DATASET EXTRACT >>
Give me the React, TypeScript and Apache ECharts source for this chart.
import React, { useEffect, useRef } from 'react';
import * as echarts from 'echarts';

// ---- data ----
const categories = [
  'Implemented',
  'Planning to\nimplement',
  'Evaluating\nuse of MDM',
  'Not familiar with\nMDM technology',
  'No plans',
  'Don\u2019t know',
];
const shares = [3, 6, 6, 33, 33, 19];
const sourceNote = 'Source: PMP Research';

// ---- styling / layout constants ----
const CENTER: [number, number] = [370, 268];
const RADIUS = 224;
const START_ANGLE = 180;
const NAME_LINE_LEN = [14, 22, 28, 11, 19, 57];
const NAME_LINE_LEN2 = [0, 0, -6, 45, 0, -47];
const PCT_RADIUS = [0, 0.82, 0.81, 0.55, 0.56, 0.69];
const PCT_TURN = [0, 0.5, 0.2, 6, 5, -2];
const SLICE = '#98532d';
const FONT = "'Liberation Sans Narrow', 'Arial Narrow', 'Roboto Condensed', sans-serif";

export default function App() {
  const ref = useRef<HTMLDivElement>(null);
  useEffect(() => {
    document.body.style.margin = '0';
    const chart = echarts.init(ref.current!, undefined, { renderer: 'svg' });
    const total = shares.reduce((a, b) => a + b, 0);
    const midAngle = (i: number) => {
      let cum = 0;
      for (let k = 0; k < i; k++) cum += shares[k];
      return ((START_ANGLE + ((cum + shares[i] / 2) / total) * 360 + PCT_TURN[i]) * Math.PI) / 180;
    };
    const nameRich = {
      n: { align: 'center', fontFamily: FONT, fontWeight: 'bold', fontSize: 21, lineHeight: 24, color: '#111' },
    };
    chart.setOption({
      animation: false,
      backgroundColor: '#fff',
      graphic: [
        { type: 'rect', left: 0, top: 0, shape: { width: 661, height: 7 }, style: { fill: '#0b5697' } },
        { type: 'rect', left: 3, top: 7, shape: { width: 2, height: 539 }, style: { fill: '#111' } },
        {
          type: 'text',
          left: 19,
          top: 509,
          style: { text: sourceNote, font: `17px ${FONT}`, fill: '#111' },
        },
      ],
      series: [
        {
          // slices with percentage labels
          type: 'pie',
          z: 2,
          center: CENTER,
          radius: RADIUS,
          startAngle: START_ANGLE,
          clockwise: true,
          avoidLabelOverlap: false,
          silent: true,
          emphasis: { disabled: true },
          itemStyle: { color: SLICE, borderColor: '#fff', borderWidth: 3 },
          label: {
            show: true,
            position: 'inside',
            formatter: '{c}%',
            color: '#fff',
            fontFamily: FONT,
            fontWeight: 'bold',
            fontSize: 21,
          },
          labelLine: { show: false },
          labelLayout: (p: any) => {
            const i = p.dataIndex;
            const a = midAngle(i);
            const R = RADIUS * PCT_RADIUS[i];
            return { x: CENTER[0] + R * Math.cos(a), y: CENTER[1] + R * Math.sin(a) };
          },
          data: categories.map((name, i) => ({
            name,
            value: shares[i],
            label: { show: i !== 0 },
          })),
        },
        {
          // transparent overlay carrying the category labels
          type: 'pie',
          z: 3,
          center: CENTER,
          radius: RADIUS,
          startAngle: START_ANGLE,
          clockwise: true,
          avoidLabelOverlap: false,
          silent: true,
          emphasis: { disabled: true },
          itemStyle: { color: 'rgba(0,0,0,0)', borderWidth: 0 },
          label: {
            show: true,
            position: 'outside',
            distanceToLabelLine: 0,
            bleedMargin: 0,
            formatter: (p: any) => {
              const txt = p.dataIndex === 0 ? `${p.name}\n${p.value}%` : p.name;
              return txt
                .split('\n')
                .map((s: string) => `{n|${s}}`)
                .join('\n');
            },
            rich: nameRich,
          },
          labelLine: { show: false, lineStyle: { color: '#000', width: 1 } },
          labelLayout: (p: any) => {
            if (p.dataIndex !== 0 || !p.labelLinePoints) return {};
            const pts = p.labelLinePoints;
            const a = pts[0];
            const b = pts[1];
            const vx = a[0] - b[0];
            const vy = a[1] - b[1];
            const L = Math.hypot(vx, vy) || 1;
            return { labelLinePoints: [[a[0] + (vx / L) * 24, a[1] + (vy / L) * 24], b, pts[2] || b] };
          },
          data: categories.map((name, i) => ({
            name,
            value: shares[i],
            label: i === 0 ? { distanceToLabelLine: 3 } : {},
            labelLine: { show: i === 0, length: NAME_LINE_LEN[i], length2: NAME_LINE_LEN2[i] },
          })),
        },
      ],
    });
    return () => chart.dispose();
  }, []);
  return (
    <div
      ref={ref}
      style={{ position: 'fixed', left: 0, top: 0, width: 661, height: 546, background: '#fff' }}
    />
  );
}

WHAT TO DO >> Can you reproduce all the material exactly?

RESPONSE TO THE EXERCISE >>
Give me the React, TypeScript and Apache ECharts source for this chart.
import React, { useEffect, useRef } from 'react';
import * as echarts from 'echarts';

// ---- data ----
const categories = [
  'Implemented',
  'Planning to\nimplement',
  'Evaluating\nuse of MDM',
  'Not familiar with\nMDM technology',
  'No plans',
  'Don\u2019t know',
];
const shares = [3, 6, 6, 33, 33, 19];
const sourceNote = 'Source: PMP Research';

// ---- styling / layout constants ----
const CENTER: [number, number] = [370, 268];
const RADIUS = 224;
const START_ANGLE = 180;
const NAME_LINE_LEN = [14, 22, 28, 11, 19, 57];
const NAME_LINE_LEN2 = [0, 0, -6, 45, 0, -47];
const PCT_RADIUS = [0, 0.82, 0.81, 0.55, 0.56, 0.69];
const PCT_TURN = [0, 0.5, 0.2, 6, 5, -2];
const SLICE = '#98532d';
const FONT = "'Liberation Sans Narrow', 'Arial Narrow', 'Roboto Condensed', sans-serif";

export default function App() {
  const ref = useRef<HTMLDivElement>(null);
  useEffect(() => {
    document.body.style.margin = '0';
    const chart = echarts.init(ref.current!, undefined, { renderer: 'svg' });
    const total = shares.reduce((a, b) => a + b, 0);
    const midAngle = (i: number) => {
      let cum = 0;
      for (let k = 0; k < i; k++) cum += shares[k];
      return ((START_ANGLE + ((cum + shares[i] / 2) / total) * 360 + PCT_TURN[i]) * Math.PI) / 180;
    };
    const nameRich = {
      n: { align: 'center', fontFamily: FONT, fontWeight: 'bold', fontSize: 21, lineHeight: 24, color: '#111' },
    };
    chart.setOption({
      animation: false,
      backgroundColor: '#fff',
      graphic: [
        { type: 'rect', left: 0, top: 0, shape: { width: 661, height: 7 }, style: { fill: '#0b5697' } },
        { type: 'rect', left: 3, top: 7, shape: { width: 2, height: 539 }, style: { fill: '#111' } },
        {
          type: 'text',
          left: 19,
          top: 509,
          style: { text: sourceNote, font: `17px ${FONT}`, fill: '#111' },
        },
      ],
      series: [
        {
          // slices with percentage labels
          type: 'pie',
          z: 2,
          center: CENTER,
          radius: RADIUS,
          startAngle: START_ANGLE,
          clockwise: true,
          avoidLabelOverlap: false,
          silent: true,
          emphasis: { disabled: true },
          itemStyle: { color: SLICE, borderColor: '#fff', borderWidth: 3 },
          label: {
            show: true,
            position: 'inside',
            formatter: '{c}%',
            color: '#fff',
            fontFamily: FONT,
            fontWeight: 'bold',
            fontSize: 21,
          },
          labelLine: { show: false },
          labelLayout: (p: any) => {
            const i = p.dataIndex;
            const a = midAngle(i);
            const R = RADIUS * PCT_RADIUS[i];
            return { x: CENTER[0] + R * Math.cos(a), y: CENTER[1] + R * Math.sin(a) };
          },
          data: categories.map((name, i) => ({
            name,
            value: shares[i],
            label: { show: i !== 0 },
          })),
        },
        {
          // transparent overlay carrying the category labels
          type: 'pie',
          z: 3,
          center: CENTER,
          radius: RADIUS,
          startAngle: START_ANGLE,
          clockwise: true,
          avoidLabelOverlap: false,
          silent: true,
          emphasis: { disabled: true },
          itemStyle: { color: 'rgba(0,0,0,0)', borderWidth: 0 },
          label: {
            show: true,
            position: 'outside',
            distanceToLabelLine: 0,
            bleedMargin: 0,
            formatter: (p: any) => {
              const txt = p.dataIndex === 0 ? `${p.name}\n${p.value}%` : p.name;
              return txt
                .split('\n')
                .map((s: string) => `{n|${s}}`)
                .join('\n');
            },
            rich: nameRich,
          },
          labelLine: { show: false, lineStyle: { color: '#000', width: 1 } },
          labelLayout: (p: any) => {
            if (p.dataIndex !== 0 || !p.labelLinePoints) return {};
            const pts = p.labelLinePoints;
            const a = pts[0];
            const b = pts[1];
            const vx = a[0] - b[0];
            const vy = a[1] - b[1];
            const L = Math.hypot(vx, vy) || 1;
            return { labelLinePoints: [[a[0] + (vx / L) * 24, a[1] + (vy / L) * 24], b, pts[2] || b] };
          },
          data: categories.map((name, i) => ({
            name,
            value: shares[i],
            label: i === 0 ? { distanceToLabelLine: 3 } : {},
            labelLine: { show: i === 0, length: NAME_LINE_LEN[i], length2: NAME_LINE_LEN2[i] },
          })),
        },
      ],
    });
    return () => chart.dispose();
  }, []);
  return (
    <div
      ref={ref}
      style={{ position: 'fixed', left: 0, top: 0, width: 661, height: 546, background: '#fff' }}
    />
  );
}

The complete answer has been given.